(Your objective)
Copy everything in the listing below word for word, apart from any images.

(Stored data)
+ + + + +
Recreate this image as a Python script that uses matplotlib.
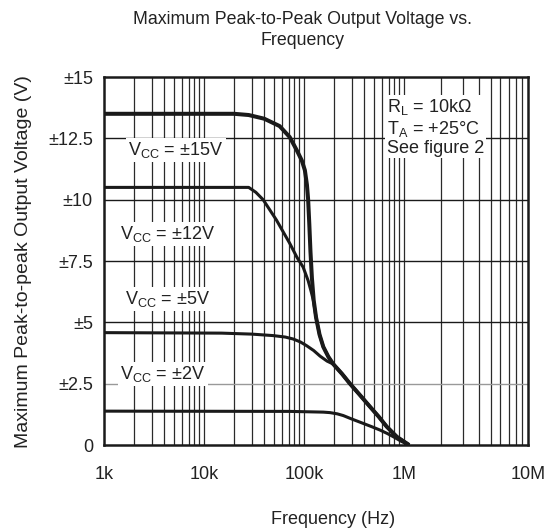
import numpy as np
import matplotlib
matplotlib.use("Agg")
import matplotlib.pyplot as plt
from matplotlib.ticker import FixedLocator, NullFormatter

plt.rcParams['font.family'] = ['Liberation Sans', 'DejaVu Sans']
plt.rcParams['mathtext.fontset'] = 'custom'
plt.rcParams['mathtext.rm'] = 'Liberation Sans'
plt.rcParams['mathtext.it'] = 'Liberation Sans'

# ---- data ----
freq_15 = [1e3, 20e3, 28e3, 40e3, 57e3, 72e3, 85e3, 95e3, 102e3, 107e3, 110e3, 113e3,
           116e3, 120e3, 125e3, 132e3, 143e3, 156e3, 175e3, 196e3, 240e3, 288e3,
           360e3, 457e3, 560e3, 671e3, 850e3, 1.1e6]
v_15 = [13.5, 13.5, 13.45, 13.3, 13.0, 12.55, 12.0, 11.6, 11.2, 10.6, 10.0, 9.0,
        7.9, 6.8, 5.9, 5.2, 4.5, 4.0, 3.6, 3.3, 2.9, 2.5, 2.05, 1.56, 1.15, 0.75, 0.33, 0.0]

freq_12 = [1e3, 28e3, 33e3, 39e3, 53e3, 72e3, 85e3, 98e3, 110e3, 118e3, 124e3,
           132e3, 143e3, 156e3, 175e3, 196e3, 240e3, 288e3, 360e3, 457e3, 560e3,
           671e3, 850e3, 1.1e6]
v_12 = [10.5, 10.5, 10.3, 10.0, 9.17, 8.22, 7.65, 7.25, 6.7, 6.25, 5.9,
        5.2, 4.5, 4.0, 3.6, 3.3, 2.9, 2.5, 2.05, 1.56, 1.15, 0.75, 0.33, 0.0]

freq_5 = [1e3, 15e3, 30e3, 49e3, 65e3, 78e3, 92e3, 106e3, 125e3, 145e3, 170e3, 196e3,
          240e3, 288e3, 360e3, 457e3, 560e3, 671e3, 850e3, 1.1e6]
v_5 = [4.58, 4.56, 4.52, 4.46, 4.4, 4.32, 4.2, 4.05, 3.85, 3.62, 3.42, 3.3,
       2.9, 2.5, 2.05, 1.56, 1.15, 0.75, 0.33, 0.0]

freq_2 = [1e3, 72e3, 156e3, 182e3, 215e3, 247e3, 300e3, 391e3, 480e3, 575e3, 680e3,
          780e3, 950e3, 1.1e6]
v_2 = [1.38, 1.37, 1.34, 1.32, 1.27, 1.2, 1.06, 0.88, 0.74, 0.61, 0.47, 0.34, 0.14, 0.0]

x_ticks = [1e3, 1e4, 1e5, 1e6, 1e7]
x_tick_labels = ['1k', '10k', '100k', '1M', '10M']
y_ticks = [0, 2.5, 5, 7.5, 10, 12.5, 15]
y_tick_labels = ['0', '±2.5', '±5', '±7.5', '±10', '±12.5', '±15']

curve_labels = [r'V$_{\mathrm{CC}}$ = ±15V', r'V$_{\mathrm{CC}}$ = ±12V',
                r'V$_{\mathrm{CC}}$ = ±5V', r'V$_{\mathrm{CC}}$ = ±2V']
cond_text = 'R$_{\\mathrm{L}}$ = 10kΩ\nT$_{\\mathrm{A}}$ = +25°C\nSee figure 2'


# piecewise log scale (last decade drawn wider, as in the datasheet graph)
def fwd(x):
    x = np.asarray(x, dtype=float)
    lx = np.log10(np.clip(x, 1e-12, None))
    return np.where(lx <= 6, lx - 3, 3 + (lx - 6) * 1.24)


def inv(u):
    u = np.asarray(u, dtype=float)
    return np.where(u <= 3, 10 ** (u + 3), 10 ** (6 + (u - 3) / 1.24))


fig = plt.figure(figsize=(5.49, 5.30), dpi=100)
ax = fig.add_axes([104 / 549, 1 - 445 / 530, 424 / 549, 368 / 530])
ax.set_xscale('function', functions=(fwd, inv))
ax.set_xlim(1e3, 1e7)
ax.set_ylim(0, 15)

# grid
minor = [m * 10 ** e for e in range(3, 7) for m in range(2, 10)]
for xv in minor + [1e4, 1e5, 1e6]:
    ax.axvline(xv, color='#2a2a2a', lw=0.9, zorder=1)
for yv in y_ticks[1:-1]:
    ax.axhline(yv, color='#999999' if yv == 2.5 else '#1a1a1a', lw=1.0, zorder=1)

ax.plot(freq_2, v_2, color='#1a1a1a', lw=2.2, zorder=3, solid_capstyle='butt')
ax.plot(freq_5, v_5, color='#1a1a1a', lw=2.2, zorder=3, solid_capstyle='butt')
ax.plot(freq_12, v_12, color='#1a1a1a', lw=2.2, zorder=3, solid_capstyle='butt')
ax.plot(freq_15, v_15, color='#1a1a1a', lw=2.9, zorder=3, solid_capstyle='butt')

ax.xaxis.set_major_locator(FixedLocator(x_ticks))
ax.xaxis.set_minor_locator(FixedLocator(minor))
ax.xaxis.set_minor_formatter(NullFormatter())
ax.set_xticklabels(x_tick_labels)
ax.set_yticks(y_ticks)
ax.set_yticklabels(y_tick_labels)
ax.tick_params(axis='both', which='both', length=0, labelsize=13, colors='#222222')
ax.tick_params(axis='x', pad=15)
ax.tick_params(axis='y', pad=8)
for s in ax.spines.values():
    s.set_linewidth(1.8)
    s.set_color('#1a1a1a')
    s.set_zorder(5)

bbox = dict(facecolor='white', edgecolor='none', pad=1.5)
label_pos = [(0.170, 0.802), (0.151, 0.573), (0.151, 0.397), (0.139, 0.193)]
for (xf, yf), lab in zip(label_pos, curve_labels):
    ax.text(xf, yf, lab, transform=ax.transAxes, ha='center', va='center',
            fontsize=13, color='#222222', bbox=bbox, zorder=4)

ax.text(0.667, 0.945, cond_text, transform=ax.transAxes, ha='left', va='top',
        fontsize=13, color='#222222', linespacing=1.1,
        bbox=dict(facecolor='white', edgecolor='none', pad=1.0), zorder=4)

fig.text(303 / 549, 1 - 30 / 530, 'Maximum Peak-to-Peak Output Voltage vs.\nFrequency',
         ha='center', va='center', fontsize=12.8, color='#222222', linespacing=1.35)
fig.text(333 / 549, 1 - 519 / 530, 'Frequency (Hz)', ha='center', va='center',
         fontsize=13, color='#222222')
fig.text(24 / 549, 1 - 262 / 530, 'Maximum Peak-to-peak Output Voltage (V)',
         ha='center', va='center', rotation=90, fontsize=14, color='#222222')

fig.savefig('out.png', dpi=100, facecolor='white')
+ + + + +
(Task solution)
Recreate this image as a Python script that uses matplotlib.
import numpy as np
import matplotlib
matplotlib.use("Agg")
import matplotlib.pyplot as plt
from matplotlib.ticker import FixedLocator, NullFormatter

plt.rcParams['font.family'] = ['Liberation Sans', 'DejaVu Sans']
plt.rcParams['mathtext.fontset'] = 'custom'
plt.rcParams['mathtext.rm'] = 'Liberation Sans'
plt.rcParams['mathtext.it'] = 'Liberation Sans'

# ---- data ----
freq_15 = [1e3, 20e3, 28e3, 40e3, 57e3, 72e3, 85e3, 95e3, 102e3, 107e3, 110e3, 113e3,
           116e3, 120e3, 125e3, 132e3, 143e3, 156e3, 175e3, 196e3, 240e3, 288e3,
           360e3, 457e3, 560e3, 671e3, 850e3, 1.1e6]
v_15 = [13.5, 13.5, 13.45, 13.3, 13.0, 12.55, 12.0, 11.6, 11.2, 10.6, 10.0, 9.0,
        7.9, 6.8, 5.9, 5.2, 4.5, 4.0, 3.6, 3.3, 2.9, 2.5, 2.05, 1.56, 1.15, 0.75, 0.33, 0.0]

freq_12 = [1e3, 28e3, 33e3, 39e3, 53e3, 72e3, 85e3, 98e3, 110e3, 118e3, 124e3,
           132e3, 143e3, 156e3, 175e3, 196e3, 240e3, 288e3, 360e3, 457e3, 560e3,
           671e3, 850e3, 1.1e6]
v_12 = [10.5, 10.5, 10.3, 10.0, 9.17, 8.22, 7.65, 7.25, 6.7, 6.25, 5.9,
        5.2, 4.5, 4.0, 3.6, 3.3, 2.9, 2.5, 2.05, 1.56, 1.15, 0.75, 0.33, 0.0]

freq_5 = [1e3, 15e3, 30e3, 49e3, 65e3, 78e3, 92e3, 106e3, 125e3, 145e3, 170e3, 196e3,
          240e3, 288e3, 360e3, 457e3, 560e3, 671e3, 850e3, 1.1e6]
v_5 = [4.58, 4.56, 4.52, 4.46, 4.4, 4.32, 4.2, 4.05, 3.85, 3.62, 3.42, 3.3,
       2.9, 2.5, 2.05, 1.56, 1.15, 0.75, 0.33, 0.0]

freq_2 = [1e3, 72e3, 156e3, 182e3, 215e3, 247e3, 300e3, 391e3, 480e3, 575e3, 680e3,
          780e3, 950e3, 1.1e6]
v_2 = [1.38, 1.37, 1.34, 1.32, 1.27, 1.2, 1.06, 0.88, 0.74, 0.61, 0.47, 0.34, 0.14, 0.0]

x_ticks = [1e3, 1e4, 1e5, 1e6, 1e7]
x_tick_labels = ['1k', '10k', '100k', '1M', '10M']
y_ticks = [0, 2.5, 5, 7.5, 10, 12.5, 15]
y_tick_labels = ['0', '±2.5', '±5', '±7.5', '±10', '±12.5', '±15']

curve_labels = [r'V$_{\mathrm{CC}}$ = ±15V', r'V$_{\mathrm{CC}}$ = ±12V',
                r'V$_{\mathrm{CC}}$ = ±5V', r'V$_{\mathrm{CC}}$ = ±2V']
cond_text = 'R$_{\\mathrm{L}}$ = 10kΩ\nT$_{\\mathrm{A}}$ = +25°C\nSee figure 2'


# piecewise log scale (last decade drawn wider, as in the datasheet graph)
def fwd(x):
    x = np.asarray(x, dtype=float)
    lx = np.log10(np.clip(x, 1e-12, None))
    return np.where(lx <= 6, lx - 3, 3 + (lx - 6) * 1.24)


def inv(u):
    u = np.asarray(u, dtype=float)
    return np.where(u <= 3, 10 ** (u + 3), 10 ** (6 + (u - 3) / 1.24))


fig = plt.figure(figsize=(5.49, 5.30), dpi=100)
ax = fig.add_axes([104 / 549, 1 - 445 / 530, 424 / 549, 368 / 530])
ax.set_xscale('function', functions=(fwd, inv))
ax.set_xlim(1e3, 1e7)
ax.set_ylim(0, 15)

# grid
minor = [m * 10 ** e for e in range(3, 7) for m in range(2, 10)]
for xv in minor + [1e4, 1e5, 1e6]:
    ax.axvline(xv, color='#2a2a2a', lw=0.9, zorder=1)
for yv in y_ticks[1:-1]:
    ax.axhline(yv, color='#999999' if yv == 2.5 else '#1a1a1a', lw=1.0, zorder=1)

ax.plot(freq_2, v_2, color='#1a1a1a', lw=2.2, zorder=3, solid_capstyle='butt')
ax.plot(freq_5, v_5, color='#1a1a1a', lw=2.2, zorder=3, solid_capstyle='butt')
ax.plot(freq_12, v_12, color='#1a1a1a', lw=2.2, zorder=3, solid_capstyle='butt')
ax.plot(freq_15, v_15, color='#1a1a1a', lw=2.9, zorder=3, solid_capstyle='butt')

ax.xaxis.set_major_locator(FixedLocator(x_ticks))
ax.xaxis.set_minor_locator(FixedLocator(minor))
ax.xaxis.set_minor_formatter(NullFormatter())
ax.set_xticklabels(x_tick_labels)
ax.set_yticks(y_ticks)
ax.set_yticklabels(y_tick_labels)
ax.tick_params(axis='both', which='both', length=0, labelsize=13, colors='#222222')
ax.tick_params(axis='x', pad=15)
ax.tick_params(axis='y', pad=8)
for s in ax.spines.values():
    s.set_linewidth(1.8)
    s.set_color('#1a1a1a')
    s.set_zorder(5)

bbox = dict(facecolor='white', edgecolor='none', pad=1.5)
label_pos = [(0.170, 0.802), (0.151, 0.573), (0.151, 0.397), (0.139, 0.193)]
for (xf, yf), lab in zip(label_pos, curve_labels):
    ax.text(xf, yf, lab, transform=ax.transAxes, ha='center', va='center',
            fontsize=13, color='#222222', bbox=bbox, zorder=4)

ax.text(0.667, 0.945, cond_text, transform=ax.transAxes, ha='left', va='top',
        fontsize=13, color='#222222', linespacing=1.1,
        bbox=dict(facecolor='white', edgecolor='none', pad=1.0), zorder=4)

fig.text(303 / 549, 1 - 30 / 530, 'Maximum Peak-to-Peak Output Voltage vs.\nFrequency',
         ha='center', va='center', fontsize=12.8, color='#222222', linespacing=1.35)
fig.text(333 / 549, 1 - 519 / 530, 'Frequency (Hz)', ha='center', va='center',
         fontsize=13, color='#222222')
fig.text(24 / 549, 1 - 262 / 530, 'Maximum Peak-to-peak Output Voltage (V)',
         ha='center', va='center', rotation=90, fontsize=14, color='#222222')

fig.savefig('out.png', dpi=100, facecolor='white')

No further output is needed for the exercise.